Was ist das, zu dem wir erwachen sollen? Wir erwachen zu
dem, was die Buddhisten Dharma nennen. „Dharma“ bezieht sich auf
die universelle Wahrheiten: die Gesetze des Universums und die
Lehren, die es beschreiben. In diesem Sinne ist Dharma etwas, das
sich augenblicklich enthüllen kann. Es ist die Weisheit, die immer
gegenwärtig ist und nur darauf wartet, entdeckt zu werden.

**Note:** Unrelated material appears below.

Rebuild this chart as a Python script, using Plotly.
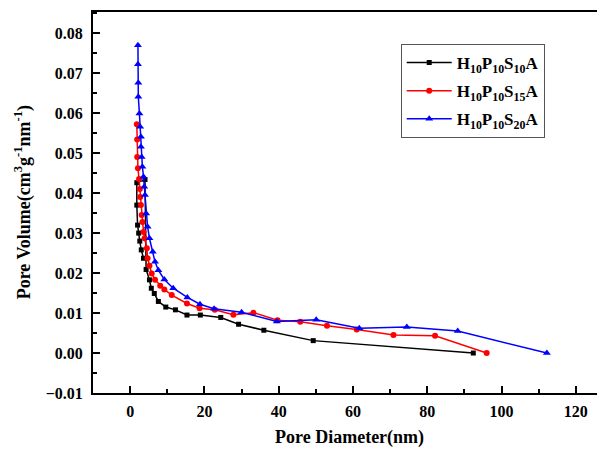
import plotly.graph_objects as go

# ---- data ----
black_x = [3.6, 3.0, 2.6, 2.3, 2.0, 1.8, 1.8, 4.0, 4.3, 5.2, 5.7, 6.5, 7.6, 9.6, 12.2, 15.3, 18.9,
           24.4, 29.2, 36.0, 49.3, 92.4]
black_y = [0.0237, 0.0258, 0.0280, 0.0300, 0.0320, 0.0370, 0.0426, 0.0434, 0.0209, 0.0183, 0.0162,
           0.0149, 0.0129, 0.0115, 0.0108, 0.0095, 0.0095, 0.0089, 0.0072, 0.0057, 0.0031, 0.0000]

red_x = [1.8, 1.9, 1.9, 2.1, 2.4, 2.6, 2.7, 2.9, 3.1, 3.3, 3.6, 3.9, 4.5, 4.7, 5.2, 5.8, 6.7, 8.1,
         9.2, 11.2, 15.3, 18.7, 22.8, 27.8, 33.2, 39.7, 45.8, 53.0, 61.0, 70.9, 82.1, 96.0]
red_y = [0.0572, 0.0534, 0.0490, 0.0462, 0.0435, 0.0410, 0.0390, 0.0370, 0.0345, 0.0328, 0.0303,
         0.0287, 0.0262, 0.0237, 0.0218, 0.0199, 0.0183, 0.0168, 0.0159, 0.0145, 0.0124, 0.0112,
         0.0108, 0.0096, 0.0101, 0.0082, 0.0078, 0.0068, 0.0059, 0.0045, 0.0043, 0.0000]

blue_x = [2.1, 2.1, 2.2, 2.2, 2.5, 2.7, 2.9, 2.9, 3.1, 3.3, 3.6, 3.8, 4.0, 4.3, 4.7, 5.2, 6.1, 6.7,
          7.6, 9.2, 11.6, 15.4, 18.8, 22.6, 30.0, 39.5, 50.1, 61.7, 74.5, 88.2, 112.2]
blue_y = [0.0770, 0.0722, 0.0676, 0.0641, 0.0599, 0.0566, 0.0541, 0.0516, 0.0490, 0.0466, 0.0441,
          0.0416, 0.0395, 0.0349, 0.0316, 0.0287, 0.0253, 0.0228, 0.0207, 0.0184, 0.0162, 0.0139,
          0.0122, 0.0111, 0.0102, 0.0079, 0.0083, 0.0062, 0.0065, 0.0055, 0.0000]

names = ["H<sub>10</sub>P<sub>10</sub>S<sub>10</sub>A",
         "H<sub>10</sub>P<sub>10</sub>S<sub>15</sub>A",
         "H<sub>10</sub>P<sub>10</sub>S<sub>20</sub>A"]

x_title = "Pore Diameter(nm)"
y_title = "Pore Volume(cm<sup>3</sup>g<sup>-1</sup>nm<sup>-1</sup>)"

FONT = "Liberation Serif"

fig = go.Figure()
fig.add_trace(go.Scatter(x=black_x, y=black_y, mode="lines+markers", name=names[0], legendgroup="a",
                         line=dict(color="#000000", width=1.5),
                         marker=dict(symbol="square", size=5, color="#000000")))
fig.add_trace(go.Scatter(x=red_x, y=red_y, mode="lines+markers", name=names[1], legendgroup="b",
                         line=dict(color="#FF0000", width=1.5),
                         marker=dict(symbol="circle", size=6, color="#FF0000")))
fig.add_trace(go.Scatter(x=blue_x, y=blue_y, mode="lines+markers", name=names[2], legendgroup="c",
                         line=dict(color="#0000FF", width=1.5),
                         marker=dict(symbol="triangle-up", size=7, color="#0000FF")))

fig.update_layout(
    width=597, height=444,
    margin=dict(l=85, r=0, t=4, b=59, autoexpand=False),
    plot_bgcolor="white", paper_bgcolor="white",
    font=dict(family=FONT, size=16, color="black"),
    legend=dict(x=0.601, y=0.916, xanchor="left", yanchor="top",
                bordercolor="#555555", borderwidth=1, bgcolor="white",
                font=dict(family=FONT, size=17, color="black", weight="bold"),
                itemwidth=45, tracegroupgap=3),
    xaxis=dict(range=[-10, 127.86], tickvals=[0, 20, 40, 60, 80, 100, 120], automargin=False,
               ticks="inside", ticklen=7, tickwidth=1.5, tickcolor="black", ticklabelstandoff=3,
               minor=dict(dtick=10, tick0=0, ticks="inside", ticklen=4, tickwidth=1.5, tickcolor="black"),
               showline=True, linecolor="black", linewidth=2, mirror=True,
               showgrid=False, zeroline=False,
               tickfont=dict(family=FONT, size=16, weight="bold")),
    yaxis=dict(range=[-0.01, 0.0853], dtick=0.01, tick0=0, tickformat=".2f", automargin=False,
               ticks="inside", ticklen=7, tickwidth=1.5, tickcolor="black", ticklabelstandoff=5,
               minor=dict(dtick=0.005, tick0=0, ticks="inside", ticklen=4, tickwidth=1.5, tickcolor="black"),
               showline=True, linecolor="black", linewidth=2, mirror=False,
               showgrid=False, zeroline=False,
               tickfont=dict(family=FONT, size=16, weight="bold")),
    annotations=[
        dict(text=x_title, xref="paper", yref="paper", x=0.5, y=-0.1155,
             xanchor="center", yanchor="middle", showarrow=False,
             font=dict(family=FONT, size=18, weight="bold")),
        dict(text=y_title, xref="paper", yref="paper", x=-0.137, y=0.5, textangle=-90,
             xanchor="center", yanchor="middle", showarrow=False,
             font=dict(family=FONT, size=18, weight="bold")),
    ],
)

fig.write_html("out.html")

Das Dharma der Weisheit, zu dem wir erwachen können,
ist die Wahrheit, die genau dort ist, wo wir sind, wenn wir uns von
unseren Fantasien und Erinnerungen lösen und uns der Wirklichkeit
der Gegenwart einlassen. Wenn wir das tun und ganz aufmerksam sind,
dann beginnen wir, die Merkmale des Dharma in eben dem Leben zu
erkennen, das wir gerade leben.
Zu den ersten Merkmalen des Dharma, die während der
Meditation enthüllen, gehören Unbeständigkeit und Unsicherheit.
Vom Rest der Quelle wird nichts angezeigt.